Mirrors multiply the life I’ve lived—
Confessions spin, the night forgives.
Silk, fur, and rhythm collide—
The Disco Era never died.

Dear Disco,
You are more than a genre, more than a decade caught between revolution and excess—you are resurrection. In the strobe-lit temples of your worship, we learned to become infinite. Sequins and sweat mingled like holy water as bodies surrendered to the beat, each pulse a promise that the night would hold us, heal us, forgive us. Under mirrored ceilings, we were a thousand selves reflected back, refracted into light.

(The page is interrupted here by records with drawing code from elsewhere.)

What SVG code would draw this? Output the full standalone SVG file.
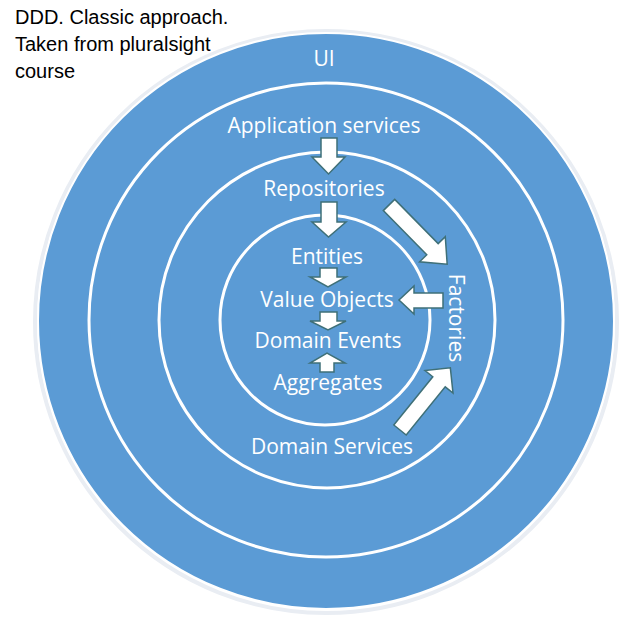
<svg xmlns="http://www.w3.org/2000/svg" width="643" height="632" viewBox="0 0 643 632">
  <style>
    .ring { fill: none; stroke: #ffffff; stroke-width: 3; }
    .lbl { font-family: "Open Sans", "Liberation Sans", sans-serif; font-size: 21px; fill: #ffffff; text-anchor: middle; }
    .title { font-family: "Liberation Sans", Arial, sans-serif; font-size: 20px; fill: #000000; }
    .arrow { fill: #ffffff; stroke: #3f7078; stroke-width: 1.5; stroke-linejoin: miter; }
  </style>
  <rect width="643" height="632" fill="#ffffff"/>

  <g id="title">
    <text class="title" x="15" y="24">DDD. Classic approach.</text>
    <text class="title" x="15" y="51">Taken from pluralsight</text>
    <text class="title" x="15" y="78">course</text>
  </g>

  <g id="ui-layer">
    <circle cx="326" cy="322" r="291" fill="none" stroke="#e9edf3" stroke-width="4"/>
    <circle cx="326" cy="321" r="288" fill="#5b9bd5" stroke="#ffffff" stroke-width="2"/>
    <text class="lbl" x="324" y="66">UI</text>
  </g>

  <g id="application-layer">
    <circle class="ring" cx="326" cy="320" r="237"/>
    <text class="lbl" x="324" y="133">Application services</text>
  </g>

  <g id="domain-layer">
    <circle class="ring" cx="327" cy="320" r="168"/>
  </g>

  <g id="core-layer">
    <circle class="ring" cx="325" cy="320" r="105"/>
  </g>

  <g id="repositories"><text class="lbl" x="324" y="196">Repositories</text></g>
  <g id="factories"><text class="lbl" transform="translate(449,318) rotate(90)" x="0" y="0">Factories</text></g>
  <g id="domain-services"><text class="lbl" x="332" y="454">Domain Services</text></g>
  <g id="entities"><text class="lbl" x="327" y="264">Entities</text></g>
  <g id="value-objects"><text class="lbl" x="327" y="307">Value Objects</text></g>
  <g id="domain-events"><text class="lbl" x="328" y="348">Domain Events</text></g>
  <g id="aggregates"><text class="lbl" x="328" y="390">Aggregates</text></g>

  <g id="connectors">
    <!-- Application services -> Repositories -->
    <path class="arrow" d="M321,138 L337,138 L337,157 L345,157 L328.5,174 L312,157 L321,157 Z"/>
    <!-- Repositories -> Entities -->
    <path class="arrow" d="M321,202 L337,202 L337,222 L346,222 L328.5,237 L312,222 L321,222 Z"/>
    <!-- Entities -> Value Objects -->
    <path class="arrow" d="M320,268 L337,268 L337,277 L346,277 L328,287 L310,277 L320,277 Z"/>
    <!-- Value Objects -> Domain Events -->
    <path class="arrow" d="M320,312 L337,312 L337,321 L346,321 L328,330 L310,321 L320,321 Z"/>
    <!-- Aggregates -> Domain Events -->
    <path class="arrow" d="M320,372 L334,372 L334,363 L345,363 L327,353 L310,363 L320,363 Z"/>
    <!-- Factories -> Value Objects -->
    <path class="arrow" d="M443,293 L443,308 L414,308 L414,314 L399,300 L414,286 L414,293 Z"/>
    <!-- Repositories -> Factories -->
    <path class="arrow" transform="translate(389,205) rotate(45.5)" d="M0,-8 L62,-8 L62,-18 L83,0 L62,18 L62,8 L0,8 Z"/>
    <!-- Domain Services -> Factories -->
    <path class="arrow" transform="translate(400,430) rotate(-51)" d="M0,-8 L62,-8 L62,-18 L80,0 L62,18 L62,8 L0,8 Z"/>
  </g>
</svg>
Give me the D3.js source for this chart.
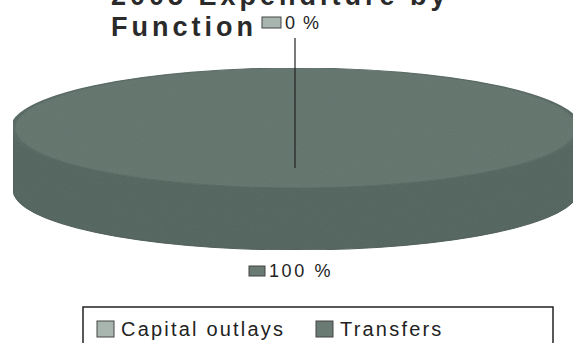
<!DOCTYPE html>
<html>
<head>
<meta charset="utf-8">
<script src="https://cdn.jsdelivr.net/npm/d3@7"></script>
<style>
  html, body { margin: 0; padding: 0; background: #fff; }
  svg { display: block; }
  text { font-family: Arial, "Liberation Sans", sans-serif; }
</style>
</head>
<body>
<svg id="chart" width="573" height="343"></svg>
<script>
// Expenditure shares by function
const categories = ["Capital outlays", "Transfers"];
const values = [0, 100];
const percentLabels = ["0 %", "100 %"];
const titleLines = ["2005 Expenditure by", "Function"];

const topColors = ["#a9b6af", "#6a7b74"];
const sideColors = ["#8e9b94", "#5c6c66"];

const W = 573, H = 343;
const svg = d3.select("#chart");

// Fine print grain on the pie surfaces
const defs = svg.append("defs");
const grain = defs.append("filter").attr("id", "grain")
  .attr("x", 0).attr("y", 0).attr("width", 1).attr("height", 1);
grain.append("feTurbulence").attr("type", "fractalNoise")
  .attr("baseFrequency", 0.9).attr("numOctaves", 2).attr("seed", 3).attr("result", "noise");
grain.append("feColorMatrix").attr("in", "noise").attr("type", "matrix")
  .attr("values", "0 0 0 0 0  0 0 0 0 0  0 0 0 0 0  0 0 0 0.16 0").attr("result", "dots");
grain.append("feComposite").attr("in", "dots").attr("in2", "SourceGraphic")
  .attr("operator", "in").attr("result", "clipped");
grain.append("feMerge").selectAll("feMergeNode")
  .data(["SourceGraphic", "clipped"]).join("feMergeNode").attr("in", d => d);

// Ellipse geometry of the tilted pie
const cx = 296, cy = 128, rx = 283, ry = 60, depth = 62;

const pie = d3.pie().sort(null).value(d => d)(values);

// Point on the top ellipse; angle measured clockwise from 12 o'clock
const px = a => cx + rx * Math.sin(a);
const py = (a, dz = 0) => cy - ry * Math.cos(a) + dz;

const body = svg.append("g").attr("filter", "url(#grain)");

// Side walls: only the front half (angles between PI/2 and 3PI/2) is visible
const wall = body.append("g");
pie.forEach((s, i) => {
  const a0 = Math.max(s.startAngle, Math.PI / 2);
  const a1 = Math.min(s.endAngle, 3 * Math.PI / 2);
  if (a1 <= a0) return;
  const large = (a1 - a0) > Math.PI ? 1 : 0;
  const d = `M${px(a0)},${py(a0)}` +
    `A${rx},${ry} 0 ${large} 1 ${px(a1)},${py(a1)}` +
    `L${px(a1)},${py(a1, depth)}` +
    `A${rx},${ry} 0 ${large} 0 ${px(a0)},${py(a0, depth)}Z`;
  wall.append("path")
    .attr("d", d)
    .attr("fill", sideColors[i])
    .attr("stroke", "#55645e")
    .attr("stroke-width", 1);
});

// Top faces, drawn with d3.arc and flattened into the ellipse
const arc = d3.arc().innerRadius(0).outerRadius(rx);
body.append("g")
  .attr("transform", `translate(${cx},${cy}) scale(1,${ry / rx})`)
  .selectAll("path")
  .data(pie.filter(s => s.endAngle > s.startAngle))
  .join("path")
  .attr("d", arc)
  .attr("fill", d => topColors[d.index])
  .attr("stroke", "#5f706a")
  .attr("stroke-width", rx / ry);

// Leader line for the zero slice
const zeroAngle = (pie[0].startAngle + pie[0].endAngle) / 2;
svg.append("line")
  .attr("x1", px(zeroAngle) - 1).attr("x2", px(zeroAngle) - 1)
  .attr("y1", 38).attr("y2", py(zeroAngle) + 100)
  .attr("stroke", "#222").attr("stroke-width", 1.2);

// Percent labels with a swatch
function percentLabel(i, x, baseline, sw, sh, spacing) {
  const g = svg.append("g");
  g.append("text")
    .attr("x", x + sw + 4).attr("y", baseline)
    .attr("font-size", 18).attr("letter-spacing", spacing)
    .attr("fill", "#222")
    .text(percentLabels[i]);
  g.append("rect")
    .attr("x", x).attr("y", baseline - sh - 1)
    .attr("width", sw).attr("height", sh)
    .attr("fill", topColors[i]).attr("stroke", "#444").attr("stroke-width", 1);
}
const midAngle = s => (s.startAngle + s.endAngle) / 2;
percentLabel(0, px(midAngle(pie[0])) - 34, 29, 19, 11, 1.5);
percentLabel(1, px(midAngle(pie[1])) - 47, py(midAngle(pie[1]), depth) + 27, 16, 10, 2.6);

// Title, two left-aligned lines, first one partly above the frame
svg.append("g").selectAll("text")
  .data(titleLines)
  .join("text")
  .attr("x", 111)
  .attr("y", (d, i) => 5 + i * 31)
  .attr("font-size", 27).attr("font-weight", "bold")
  .attr("letter-spacing", 4)
  .attr("fill", "#2a2a2a")
  .text(d => d);

// Legend box, clipped by the bottom of the frame
const legend = svg.append("g");
legend.append("rect")
  .attr("x", 83).attr("y", 307).attr("width", 470).attr("height", 60)
  .attr("fill", "#fff").attr("stroke", "#222").attr("stroke-width", 1.5);
const legendX = [97, 316];
categories.forEach((c, i) => {
  legend.append("rect")
    .attr("x", legendX[i]).attr("y", 321).attr("width", 17).attr("height", 16)
    .attr("fill", topColors[i]).attr("stroke", "#444").attr("stroke-width", 1);
  legend.append("text")
    .attr("x", legendX[i] + 24).attr("y", 336)
    .attr("font-size", 20).attr("letter-spacing", 2.2)
    .attr("fill", "#222")
    .text(c);
});
</script>
</body>
</html>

You were freedom in motion—heels clicking against linoleum altars, hips swaying to liberation’s heartbeat. The world outside might have been cruel, divided, hungry for conformity, but inside your glittering sanctuaries, we built galaxies out of desire and defiance. The bass was prophecy. The synths were spells. Every song was a chance to be reborn, if only until dawn.

Even now, your pulse hums beneath the skin of modern life—sampled, remixed, resurrected. You live in the shimmer of chrome, in the drag queen’s wink, in the sweat-soaked joy of a dance floor that refuses to end. You are the sound of becoming—again and again and again.

And so I write to you not in mourning, but in devotion. Because I know the truth: beneath every city, beneath every heartbreak, beneath every quiet night, your beat still echoes—proof that once the mirror ball begins to spin, time itself learns to dance.

The Disco Era never died. It just slipped into our bloodstream and stayed.